_SUPPLIED RECORDS_.

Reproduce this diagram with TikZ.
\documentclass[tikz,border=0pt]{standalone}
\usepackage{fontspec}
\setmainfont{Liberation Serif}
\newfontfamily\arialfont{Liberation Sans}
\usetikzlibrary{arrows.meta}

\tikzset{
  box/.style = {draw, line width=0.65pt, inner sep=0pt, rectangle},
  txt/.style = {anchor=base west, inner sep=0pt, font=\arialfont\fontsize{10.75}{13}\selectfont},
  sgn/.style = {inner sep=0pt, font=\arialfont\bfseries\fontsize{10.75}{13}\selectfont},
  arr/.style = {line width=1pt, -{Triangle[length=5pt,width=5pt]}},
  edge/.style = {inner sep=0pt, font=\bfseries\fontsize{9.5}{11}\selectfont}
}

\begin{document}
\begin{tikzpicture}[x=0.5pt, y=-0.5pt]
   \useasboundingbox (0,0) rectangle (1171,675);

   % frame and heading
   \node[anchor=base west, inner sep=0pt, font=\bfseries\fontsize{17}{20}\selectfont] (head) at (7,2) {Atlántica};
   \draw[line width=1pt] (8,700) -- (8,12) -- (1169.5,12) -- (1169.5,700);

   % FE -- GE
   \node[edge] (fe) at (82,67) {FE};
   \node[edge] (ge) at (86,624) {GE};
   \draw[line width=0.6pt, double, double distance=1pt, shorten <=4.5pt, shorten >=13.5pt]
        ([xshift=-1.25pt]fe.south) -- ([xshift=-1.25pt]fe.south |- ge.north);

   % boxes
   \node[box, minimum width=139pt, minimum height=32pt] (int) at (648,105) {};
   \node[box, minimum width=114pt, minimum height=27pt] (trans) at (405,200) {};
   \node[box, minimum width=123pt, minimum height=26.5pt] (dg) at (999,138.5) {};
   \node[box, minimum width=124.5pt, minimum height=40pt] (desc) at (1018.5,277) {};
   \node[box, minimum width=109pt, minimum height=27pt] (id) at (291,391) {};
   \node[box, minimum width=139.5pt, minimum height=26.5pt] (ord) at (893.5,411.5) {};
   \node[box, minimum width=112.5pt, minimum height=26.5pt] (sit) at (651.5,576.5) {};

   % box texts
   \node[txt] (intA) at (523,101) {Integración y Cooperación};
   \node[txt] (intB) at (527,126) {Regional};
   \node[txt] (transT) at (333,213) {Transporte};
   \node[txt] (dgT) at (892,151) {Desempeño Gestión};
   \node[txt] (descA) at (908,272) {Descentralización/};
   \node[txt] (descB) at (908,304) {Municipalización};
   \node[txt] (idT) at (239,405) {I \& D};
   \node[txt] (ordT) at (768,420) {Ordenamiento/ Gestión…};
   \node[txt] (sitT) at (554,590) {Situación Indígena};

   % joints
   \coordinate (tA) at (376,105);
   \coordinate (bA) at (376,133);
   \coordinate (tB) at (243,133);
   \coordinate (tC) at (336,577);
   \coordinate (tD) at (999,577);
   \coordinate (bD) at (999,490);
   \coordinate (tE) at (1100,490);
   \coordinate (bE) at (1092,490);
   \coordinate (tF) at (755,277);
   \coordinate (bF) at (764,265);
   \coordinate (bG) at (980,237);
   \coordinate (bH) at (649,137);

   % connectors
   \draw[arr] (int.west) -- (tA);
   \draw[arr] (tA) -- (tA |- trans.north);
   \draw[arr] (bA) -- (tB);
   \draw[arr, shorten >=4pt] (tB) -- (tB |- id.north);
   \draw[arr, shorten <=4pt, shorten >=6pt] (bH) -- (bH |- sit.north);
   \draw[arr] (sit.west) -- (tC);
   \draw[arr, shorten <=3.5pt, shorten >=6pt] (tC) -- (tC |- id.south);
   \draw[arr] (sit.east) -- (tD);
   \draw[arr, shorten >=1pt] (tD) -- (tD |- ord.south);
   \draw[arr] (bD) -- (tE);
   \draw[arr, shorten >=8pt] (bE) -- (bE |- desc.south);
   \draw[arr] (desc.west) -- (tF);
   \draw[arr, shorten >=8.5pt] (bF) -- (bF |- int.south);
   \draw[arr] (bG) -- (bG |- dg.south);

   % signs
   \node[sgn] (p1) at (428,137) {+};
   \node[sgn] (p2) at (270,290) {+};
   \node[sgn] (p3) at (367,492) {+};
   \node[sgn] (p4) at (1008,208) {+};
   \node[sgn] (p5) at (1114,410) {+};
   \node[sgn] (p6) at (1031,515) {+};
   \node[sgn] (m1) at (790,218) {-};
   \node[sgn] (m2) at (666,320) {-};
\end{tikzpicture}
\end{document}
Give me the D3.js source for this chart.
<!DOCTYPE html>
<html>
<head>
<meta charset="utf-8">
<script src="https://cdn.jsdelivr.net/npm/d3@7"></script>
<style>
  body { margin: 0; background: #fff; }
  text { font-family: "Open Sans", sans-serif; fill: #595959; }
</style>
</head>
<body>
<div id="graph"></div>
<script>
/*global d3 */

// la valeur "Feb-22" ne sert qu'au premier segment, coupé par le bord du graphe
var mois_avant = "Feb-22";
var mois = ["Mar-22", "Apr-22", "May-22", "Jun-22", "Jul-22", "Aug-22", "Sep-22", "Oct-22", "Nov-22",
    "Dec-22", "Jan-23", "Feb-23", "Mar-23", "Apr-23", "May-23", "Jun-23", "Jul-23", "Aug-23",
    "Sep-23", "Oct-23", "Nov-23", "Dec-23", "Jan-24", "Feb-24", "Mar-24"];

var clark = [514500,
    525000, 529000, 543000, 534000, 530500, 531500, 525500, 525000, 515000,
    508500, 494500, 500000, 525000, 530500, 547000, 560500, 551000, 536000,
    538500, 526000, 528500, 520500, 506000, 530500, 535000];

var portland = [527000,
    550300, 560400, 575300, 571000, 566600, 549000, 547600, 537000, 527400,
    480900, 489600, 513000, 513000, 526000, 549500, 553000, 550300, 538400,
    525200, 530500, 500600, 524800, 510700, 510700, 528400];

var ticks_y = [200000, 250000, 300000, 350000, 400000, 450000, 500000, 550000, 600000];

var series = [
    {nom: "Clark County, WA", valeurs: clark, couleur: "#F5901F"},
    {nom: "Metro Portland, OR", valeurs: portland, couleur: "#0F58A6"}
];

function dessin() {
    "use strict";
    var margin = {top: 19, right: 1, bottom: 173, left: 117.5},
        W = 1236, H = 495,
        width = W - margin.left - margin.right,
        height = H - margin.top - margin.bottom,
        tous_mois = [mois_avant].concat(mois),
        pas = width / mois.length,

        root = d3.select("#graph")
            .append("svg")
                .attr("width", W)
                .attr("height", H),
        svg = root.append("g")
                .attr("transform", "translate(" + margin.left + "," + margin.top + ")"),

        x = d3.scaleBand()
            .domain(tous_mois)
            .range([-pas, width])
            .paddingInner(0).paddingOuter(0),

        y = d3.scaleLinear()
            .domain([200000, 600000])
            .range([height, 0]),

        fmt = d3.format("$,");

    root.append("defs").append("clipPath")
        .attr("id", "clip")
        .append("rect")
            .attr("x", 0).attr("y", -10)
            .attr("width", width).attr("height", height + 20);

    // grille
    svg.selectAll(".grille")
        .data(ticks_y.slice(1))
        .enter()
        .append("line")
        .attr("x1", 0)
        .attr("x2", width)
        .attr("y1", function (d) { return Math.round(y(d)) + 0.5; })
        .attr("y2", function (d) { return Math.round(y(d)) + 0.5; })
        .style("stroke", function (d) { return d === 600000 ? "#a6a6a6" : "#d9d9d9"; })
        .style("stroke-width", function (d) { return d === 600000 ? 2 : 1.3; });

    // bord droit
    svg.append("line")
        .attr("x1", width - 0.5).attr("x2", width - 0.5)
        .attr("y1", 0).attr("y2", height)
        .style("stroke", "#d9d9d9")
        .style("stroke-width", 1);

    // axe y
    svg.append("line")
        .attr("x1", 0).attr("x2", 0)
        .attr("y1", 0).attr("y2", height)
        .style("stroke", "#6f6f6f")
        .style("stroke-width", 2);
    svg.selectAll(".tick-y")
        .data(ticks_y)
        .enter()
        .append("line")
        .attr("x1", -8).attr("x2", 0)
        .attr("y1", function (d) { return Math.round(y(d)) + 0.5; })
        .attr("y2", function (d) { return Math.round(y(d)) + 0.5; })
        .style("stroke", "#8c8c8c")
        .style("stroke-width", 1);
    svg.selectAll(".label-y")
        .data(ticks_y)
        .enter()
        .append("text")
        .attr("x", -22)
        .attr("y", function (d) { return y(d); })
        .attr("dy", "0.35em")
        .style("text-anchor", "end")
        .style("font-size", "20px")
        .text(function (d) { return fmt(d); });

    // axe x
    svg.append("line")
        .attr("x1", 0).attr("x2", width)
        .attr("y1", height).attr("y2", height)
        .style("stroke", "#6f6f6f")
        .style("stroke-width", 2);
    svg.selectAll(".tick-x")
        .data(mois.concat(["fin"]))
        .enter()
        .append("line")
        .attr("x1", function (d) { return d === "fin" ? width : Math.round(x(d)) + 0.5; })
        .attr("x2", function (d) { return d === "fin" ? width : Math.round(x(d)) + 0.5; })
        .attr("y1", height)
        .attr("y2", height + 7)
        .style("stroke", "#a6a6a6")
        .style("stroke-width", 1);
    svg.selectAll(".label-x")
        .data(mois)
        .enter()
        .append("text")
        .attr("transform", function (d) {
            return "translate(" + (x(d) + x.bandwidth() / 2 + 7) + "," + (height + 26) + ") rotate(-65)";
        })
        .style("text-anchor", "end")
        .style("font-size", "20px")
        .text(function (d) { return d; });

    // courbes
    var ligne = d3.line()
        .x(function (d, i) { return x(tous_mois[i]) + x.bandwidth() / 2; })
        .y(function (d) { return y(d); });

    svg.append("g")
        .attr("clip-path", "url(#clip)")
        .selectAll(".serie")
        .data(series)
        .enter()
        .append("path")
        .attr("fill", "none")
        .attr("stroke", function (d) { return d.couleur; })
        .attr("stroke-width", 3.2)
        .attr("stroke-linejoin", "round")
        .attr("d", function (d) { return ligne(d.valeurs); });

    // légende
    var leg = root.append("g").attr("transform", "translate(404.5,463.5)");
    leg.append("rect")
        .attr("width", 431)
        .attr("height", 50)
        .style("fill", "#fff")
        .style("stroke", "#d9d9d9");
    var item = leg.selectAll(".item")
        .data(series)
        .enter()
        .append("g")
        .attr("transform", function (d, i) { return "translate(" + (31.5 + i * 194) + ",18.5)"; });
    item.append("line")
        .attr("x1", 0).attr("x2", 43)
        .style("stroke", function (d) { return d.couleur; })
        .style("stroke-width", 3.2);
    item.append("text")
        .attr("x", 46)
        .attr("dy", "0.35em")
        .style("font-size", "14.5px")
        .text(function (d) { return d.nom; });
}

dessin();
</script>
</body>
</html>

_THE EXERCISE_.
Quote verbatim the opening lines of the listing above, ending with the line where "(0,0) rectangle (1171,675);" appears; include both endpoints and nothing more.

_RESULT FOR THIS EXERCISE_.
Reproduce this diagram with TikZ.
\documentclass[tikz,border=0pt]{standalone}
\usepackage{fontspec}
\setmainfont{Liberation Serif}
\newfontfamily\arialfont{Liberation Sans}
\usetikzlibrary{arrows.meta}

\tikzset{
  box/.style = {draw, line width=0.65pt, inner sep=0pt, rectangle},
  txt/.style = {anchor=base west, inner sep=0pt, font=\arialfont\fontsize{10.75}{13}\selectfont},
  sgn/.style = {inner sep=0pt, font=\arialfont\bfseries\fontsize{10.75}{13}\selectfont},
  arr/.style = {line width=1pt, -{Triangle[length=5pt,width=5pt]}},
  edge/.style = {inner sep=0pt, font=\bfseries\fontsize{9.5}{11}\selectfont}
}

\begin{document}
\begin{tikzpicture}[x=0.5pt, y=-0.5pt]
   \useasboundingbox (0,0) rectangle (1171,675);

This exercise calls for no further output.